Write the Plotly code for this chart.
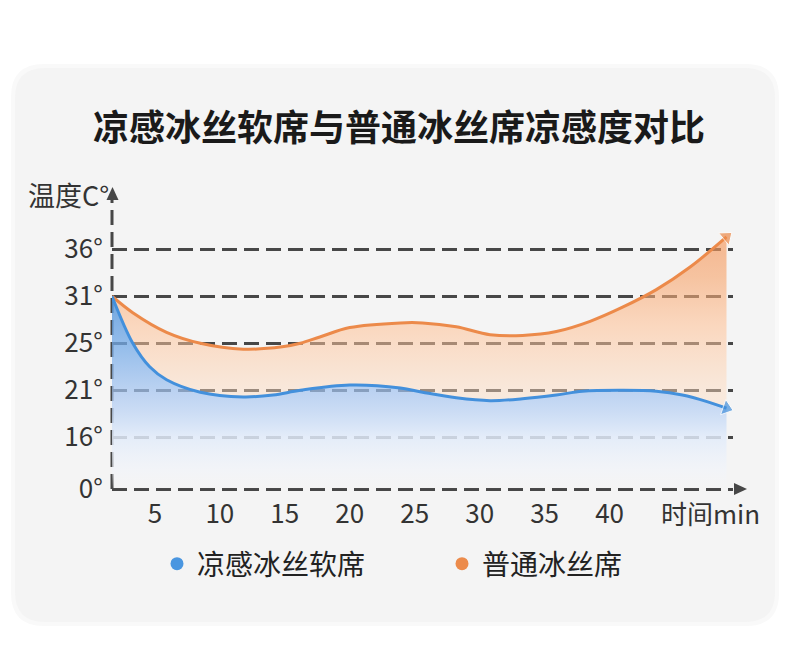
import numpy as np
import plotly.graph_objects as go

# 温度刻度：数值不等距，但图上等间隔排布
temp_ticks = [0, 16, 21, 25, 31, 36]
tick_text = ['0°', '16°', '21°', '25°', '31°', '36°']
tick_levels = [0, 1.1, 2.1, 3.1, 4.1, 5.1]

x_ticks = [5, 10, 15, 20, 25, 30, 35, 40]

# 凉感冰丝软席（分钟, 温度）
cool_min = [1.7, 3.3, 4.6, 5.9, 8.5, 11.8, 14.1, 16.2, 20.0, 23.9, 25.6,
            28.2, 30.8, 33.3, 35.9, 37.9, 41.0, 43.6, 45.6, 47.5, 49.0]
cool_temp = [31.0, 25.0, 23.0, 21.9, 20.8, 20.3, 20.5, 21.0, 21.45, 21.2, 20.8,
             20.2, 19.9, 20.1, 20.5, 20.9, 21.0, 20.9, 20.5, 19.8, 19.1]

# 普通冰丝席
normal_min = [1.7, 3.3, 5.9, 8.5, 11.8, 14.8, 16.2, 17.7, 20.0, 23.9, 25.6,
              28.2, 30.8, 33.3, 35.9, 38.5, 41.0, 43.6, 46.2, 49.0]
normal_temp = [31.0, 28.9, 26.4, 25.0, 24.5, 24.7, 25.0, 25.8, 27.0, 27.6, 27.6,
               27.1, 26.1, 26.0, 26.5, 27.8, 29.6, 31.7, 34.1, 37.3]

BLUE = '#4390dc'
ORANGE = '#ec8a4a'
AXIS = '#474747'
FONT = 'Noto Sans CJK SC'

OFF = 8  # 页面 body 的默认边距
W, H = 790 - OFF, 669 - OFF


def to_level(t):
    # 温度 -> 图上的刻度位置（分段线性）
    return np.interp(t, temp_ticks + [41], tick_levels + [6.1])


# 绘图区在窗口里的像素位置，用来放装饰元素
L, R, T, B = 112, 733, 188, 491


def px(x):
    return (x - L) / (R - L)


def py(y):
    return (B - y) / (B - T)


def round_rect(x0, y0, x1, y1, r):
    return (f"M {px(x0 + r)},{py(y0)} L {px(x1 - r)},{py(y0)} "
            f"Q {px(x1)},{py(y0)} {px(x1)},{py(y0 + r)} "
            f"L {px(x1)},{py(y1 - r)} Q {px(x1)},{py(y1)} {px(x1 - r)},{py(y1)} "
            f"L {px(x0 + r)},{py(y1)} Q {px(x0)},{py(y1)} {px(x0)},{py(y1 - r)} "
            f"L {px(x0)},{py(y0 + r)} Q {px(x0)},{py(y0)} {px(x0 + r)},{py(y0)} Z")


cool_y = to_level(cool_temp)
normal_y = to_level(normal_temp)

fig = go.Figure()

# 蓝色渐变填充
fig.add_trace(go.Scatter(
    x=cool_min, y=cool_y, mode='lines', line=dict(width=0, shape='spline'),
    fill='tozeroy',
    fillgradient=dict(type='vertical', start=0, stop=4.1, colorscale=[
        [0, 'rgba(244,246,251,0)'],
        [0.1, 'rgba(240,244,251,0.55)'],
        [0.27, 'rgba(225,235,250,0.85)'],
        [0.49, 'rgba(167,198,241,0.7)'],
        [0.73, 'rgba(119,172,232,0.75)'],
        [1, 'rgba(77,145,216,0.8)']]),
    showlegend=False, hoverinfo='skip'))

# 橙色填充到蓝线
fig.add_trace(go.Scatter(
    x=normal_min, y=normal_y, mode='lines+markers',
    line=dict(color=ORANGE, width=3, shape='spline'),
    marker=dict(symbol='triangle-up', angleref='previous', color=ORANGE,
                size=[0] * (len(normal_min) - 1) + [14]),
    fill='tonexty',
    fillgradient=dict(type='vertical', start=2.0, stop=5.3, colorscale=[
        [0, 'rgba(255,220,192,0.45)'],
        [0.45, 'rgba(255,191,146,0.55)'],
        [0.76, 'rgba(247,162,104,0.6)'],
        [1, 'rgba(244,150,90,0.65)']]),
    cliponaxis=False, showlegend=False, hoverinfo='skip'))

# 蓝线放最上面
fig.add_trace(go.Scatter(
    x=cool_min, y=cool_y, mode='lines+markers',
    line=dict(color=BLUE, width=3, shape='spline'),
    marker=dict(symbol='triangle-up', angleref='previous', color=BLUE,
                size=[0] * (len(cool_min) - 1) + [14]),
    cliponaxis=False, showlegend=False, hoverinfo='skip'))

# 图例
fig.add_trace(go.Scatter(x=[None], y=[None], mode='markers', name='凉感冰丝软席',
                         marker=dict(color='#4a96e0', size=13)))
fig.add_trace(go.Scatter(x=[None], y=[None], mode='markers', name='普通冰丝席',
                         marker=dict(color='#ec8b4b', size=13)))

shapes = [
    # 卡片外一圈淡阴影
    dict(type='path', xref='paper', yref='paper', layer='below',
         path=round_rect(11, 64, 779, 626, 33), fillcolor='#f9f9f9', line=dict(width=0)),
    # 灰色圆角卡片
    dict(type='path', xref='paper', yref='paper', layer='below',
         path=round_rect(15, 68, 775, 622, 30), fillcolor='#f4f4f4', line=dict(width=0)),
    # y 轴虚线
    dict(type='line', xref='paper', yref='paper', layer='below',
         x0=0, x1=0, y0=py(489), y1=py(199),
         line=dict(color=AXIS, width=3, dash='15px,7px')),
    # 箭头
    dict(type='path', xref='paper', yref='paper',
         path=f"M {px(112.5)},{py(187)} L {px(106.5)},{py(200)} L {px(118.5)},{py(200)} Z",
         fillcolor=AXIS, line=dict(width=0)),
    dict(type='path', xref='paper', yref='paper',
         path=f"M {px(747)},{py(489)} L {px(734)},{py(483)} L {px(734)},{py(495)} Z",
         fillcolor=AXIS, line=dict(width=0)),
]

annotations = [
    dict(text='温度C°', x=px(111), y=py(194), xref='paper', yref='paper',
         xanchor='right', yanchor='middle', showarrow=False,
         font=dict(size=27, color='#333333')),
    dict(text='时间min', x=px(659), y=py(512), xref='paper', yref='paper',
         xanchor='left', yanchor='middle', showarrow=False,
         font=dict(size=26, color='#333333')),
]

fig.update_layout(
    width=W, height=H,
    margin=dict(l=L - OFF, r=W - (R - OFF), t=T - OFF, b=H - (B - OFF)),
    paper_bgcolor='white', plot_bgcolor='rgba(0,0,0,0)',
    font=dict(family=FONT, color='#333333'),
    title=dict(text='凉感冰丝软席与普通冰丝席凉感度对比', x=0.5 * 790 / W - 0.5 * OFF / W,
               xanchor='center', y=1 - (128 - OFF) / H, yanchor='middle', yref='container',
               font=dict(size=36, color='#1a1a1a', weight=700)),
    shapes=shapes, annotations=annotations,
    legend=dict(orientation='h', x=px(157), y=py(539), xanchor='left', yanchor='top',
                traceorder='normal',
                font=dict(size=28, color='#222222'), bgcolor='rgba(0,0,0,0)',
                entrywidth=240, entrywidthmode='pixels'),
    hovermode=False,
)

fig.update_xaxes(range=[1.7, 49.5], tickvals=x_ticks, showgrid=False, zeroline=False,
                 showline=False, ticks='outside', ticklen=0, tickcolor='rgba(0,0,0,0)',
                 tickfont=dict(size=26, color='#333333'))
fig.update_yaxes(range=[-0.04, 6.4], tickvals=tick_levels, ticktext=tick_text,
                 showgrid=True, gridcolor=AXIS, gridwidth=3, griddash='15px,7px',
                 zeroline=False, showline=False, ticks='outside', ticklen=3,
                 tickcolor='rgba(0,0,0,0)', tickfont=dict(size=26, color='#333333'))

fig.write_html("out.html")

*Stated goal*.
Copy out all the data without changing anything, and drop the pictures.

*Output of the task*.
Write the Plotly code for this chart.
import numpy as np
import plotly.graph_objects as go

# 温度刻度：数值不等距，但图上等间隔排布
temp_ticks = [0, 16, 21, 25, 31, 36]
tick_text = ['0°', '16°', '21°', '25°', '31°', '36°']
tick_levels = [0, 1.1, 2.1, 3.1, 4.1, 5.1]

x_ticks = [5, 10, 15, 20, 25, 30, 35, 40]

# 凉感冰丝软席（分钟, 温度）
cool_min = [1.7, 3.3, 4.6, 5.9, 8.5, 11.8, 14.1, 16.2, 20.0, 23.9, 25.6,
            28.2, 30.8, 33.3, 35.9, 37.9, 41.0, 43.6, 45.6, 47.5, 49.0]
cool_temp = [31.0, 25.0, 23.0, 21.9, 20.8, 20.3, 20.5, 21.0, 21.45, 21.2, 20.8,
             20.2, 19.9, 20.1, 20.5, 20.9, 21.0, 20.9, 20.5, 19.8, 19.1]

# 普通冰丝席
normal_min = [1.7, 3.3, 5.9, 8.5, 11.8, 14.8, 16.2, 17.7, 20.0, 23.9, 25.6,
              28.2, 30.8, 33.3, 35.9, 38.5, 41.0, 43.6, 46.2, 49.0]
normal_temp = [31.0, 28.9, 26.4, 25.0, 24.5, 24.7, 25.0, 25.8, 27.0, 27.6, 27.6,
               27.1, 26.1, 26.0, 26.5, 27.8, 29.6, 31.7, 34.1, 37.3]

BLUE = '#4390dc'
ORANGE = '#ec8a4a'
AXIS = '#474747'
FONT = 'Noto Sans CJK SC'

OFF = 8  # 页面 body 的默认边距
W, H = 790 - OFF, 669 - OFF


def to_level(t):
    # 温度 -> 图上的刻度位置（分段线性）
    return np.interp(t, temp_ticks + [41], tick_levels + [6.1])


# 绘图区在窗口里的像素位置，用来放装饰元素
L, R, T, B = 112, 733, 188, 491


def px(x):
    return (x - L) / (R - L)


def py(y):
    return (B - y) / (B - T)


def round_rect(x0, y0, x1, y1, r):
    return (f"M {px(x0 + r)},{py(y0)} L {px(x1 - r)},{py(y0)} "
            f"Q {px(x1)},{py(y0)} {px(x1)},{py(y0 + r)} "
            f"L {px(x1)},{py(y1 - r)} Q {px(x1)},{py(y1)} {px(x1 - r)},{py(y1)} "
            f"L {px(x0 + r)},{py(y1)} Q {px(x0)},{py(y1)} {px(x0)},{py(y1 - r)} "
            f"L {px(x0)},{py(y0 + r)} Q {px(x0)},{py(y0)} {px(x0 + r)},{py(y0)} Z")


cool_y = to_level(cool_temp)
normal_y = to_level(normal_temp)

fig = go.Figure()

# 蓝色渐变填充
fig.add_trace(go.Scatter(
    x=cool_min, y=cool_y, mode='lines', line=dict(width=0, shape='spline'),
    fill='tozeroy',
    fillgradient=dict(type='vertical', start=0, stop=4.1, colorscale=[
        [0, 'rgba(244,246,251,0)'],
        [0.1, 'rgba(240,244,251,0.55)'],
        [0.27, 'rgba(225,235,250,0.85)'],
        [0.49, 'rgba(167,198,241,0.7)'],
        [0.73, 'rgba(119,172,232,0.75)'],
        [1, 'rgba(77,145,216,0.8)']]),
    showlegend=False, hoverinfo='skip'))

# 橙色填充到蓝线
fig.add_trace(go.Scatter(
    x=normal_min, y=normal_y, mode='lines+markers',
    line=dict(color=ORANGE, width=3, shape='spline'),
    marker=dict(symbol='triangle-up', angleref='previous', color=ORANGE,
                size=[0] * (len(normal_min) - 1) + [14]),
    fill='tonexty',
    fillgradient=dict(type='vertical', start=2.0, stop=5.3, colorscale=[
        [0, 'rgba(255,220,192,0.45)'],
        [0.45, 'rgba(255,191,146,0.55)'],
        [0.76, 'rgba(247,162,104,0.6)'],
        [1, 'rgba(244,150,90,0.65)']]),
    cliponaxis=False, showlegend=False, hoverinfo='skip'))

# 蓝线放最上面
fig.add_trace(go.Scatter(
    x=cool_min, y=cool_y, mode='lines+markers',
    line=dict(color=BLUE, width=3, shape='spline'),
    marker=dict(symbol='triangle-up', angleref='previous', color=BLUE,
                size=[0] * (len(cool_min) - 1) + [14]),
    cliponaxis=False, showlegend=False, hoverinfo='skip'))

# 图例
fig.add_trace(go.Scatter(x=[None], y=[None], mode='markers', name='凉感冰丝软席',
                         marker=dict(color='#4a96e0', size=13)))
fig.add_trace(go.Scatter(x=[None], y=[None], mode='markers', name='普通冰丝席',
                         marker=dict(color='#ec8b4b', size=13)))

shapes = [
    # 卡片外一圈淡阴影
    dict(type='path', xref='paper', yref='paper', layer='below',
         path=round_rect(11, 64, 779, 626, 33), fillcolor='#f9f9f9', line=dict(width=0)),
    # 灰色圆角卡片
    dict(type='path', xref='paper', yref='paper', layer='below',
         path=round_rect(15, 68, 775, 622, 30), fillcolor='#f4f4f4', line=dict(width=0)),
    # y 轴虚线
    dict(type='line', xref='paper', yref='paper', layer='below',
         x0=0, x1=0, y0=py(489), y1=py(199),
         line=dict(color=AXIS, width=3, dash='15px,7px')),
    # 箭头
    dict(type='path', xref='paper', yref='paper',
         path=f"M {px(112.5)},{py(187)} L {px(106.5)},{py(200)} L {px(118.5)},{py(200)} Z",
         fillcolor=AXIS, line=dict(width=0)),
    dict(type='path', xref='paper', yref='paper',
         path=f"M {px(747)},{py(489)} L {px(734)},{py(483)} L {px(734)},{py(495)} Z",
         fillcolor=AXIS, line=dict(width=0)),
]

annotations = [
    dict(text='温度C°', x=px(111), y=py(194), xref='paper', yref='paper',
         xanchor='right', yanchor='middle', showarrow=False,
         font=dict(size=27, color='#333333')),
    dict(text='时间min', x=px(659), y=py(512), xref='paper', yref='paper',
         xanchor='left', yanchor='middle', showarrow=False,
         font=dict(size=26, color='#333333')),
]

fig.update_layout(
    width=W, height=H,
    margin=dict(l=L - OFF, r=W - (R - OFF), t=T - OFF, b=H - (B - OFF)),
    paper_bgcolor='white', plot_bgcolor='rgba(0,0,0,0)',
    font=dict(family=FONT, color='#333333'),
    title=dict(text='凉感冰丝软席与普通冰丝席凉感度对比', x=0.5 * 790 / W - 0.5 * OFF / W,
               xanchor='center', y=1 - (128 - OFF) / H, yanchor='middle', yref='container',
               font=dict(size=36, color='#1a1a1a', weight=700)),
    shapes=shapes, annotations=annotations,
    legend=dict(orientation='h', x=px(157), y=py(539), xanchor='left', yanchor='top',
                traceorder='normal',
                font=dict(size=28, color='#222222'), bgcolor='rgba(0,0,0,0)',
                entrywidth=240, entrywidthmode='pixels'),
    hovermode=False,
)

fig.update_xaxes(range=[1.7, 49.5], tickvals=x_ticks, showgrid=False, zeroline=False,
                 showline=False, ticks='outside', ticklen=0, tickcolor='rgba(0,0,0,0)',
                 tickfont=dict(size=26, color='#333333'))
fig.update_yaxes(range=[-0.04, 6.4], tickvals=tick_levels, ticktext=tick_text,
                 showgrid=True, gridcolor=AXIS, gridwidth=3, griddash='15px,7px',
                 zeroline=False, showline=False, ticks='outside', ticklen=3,
                 tickcolor='rgba(0,0,0,0)', tickfont=dict(size=26, color='#333333'))

fig.write_html("out.html")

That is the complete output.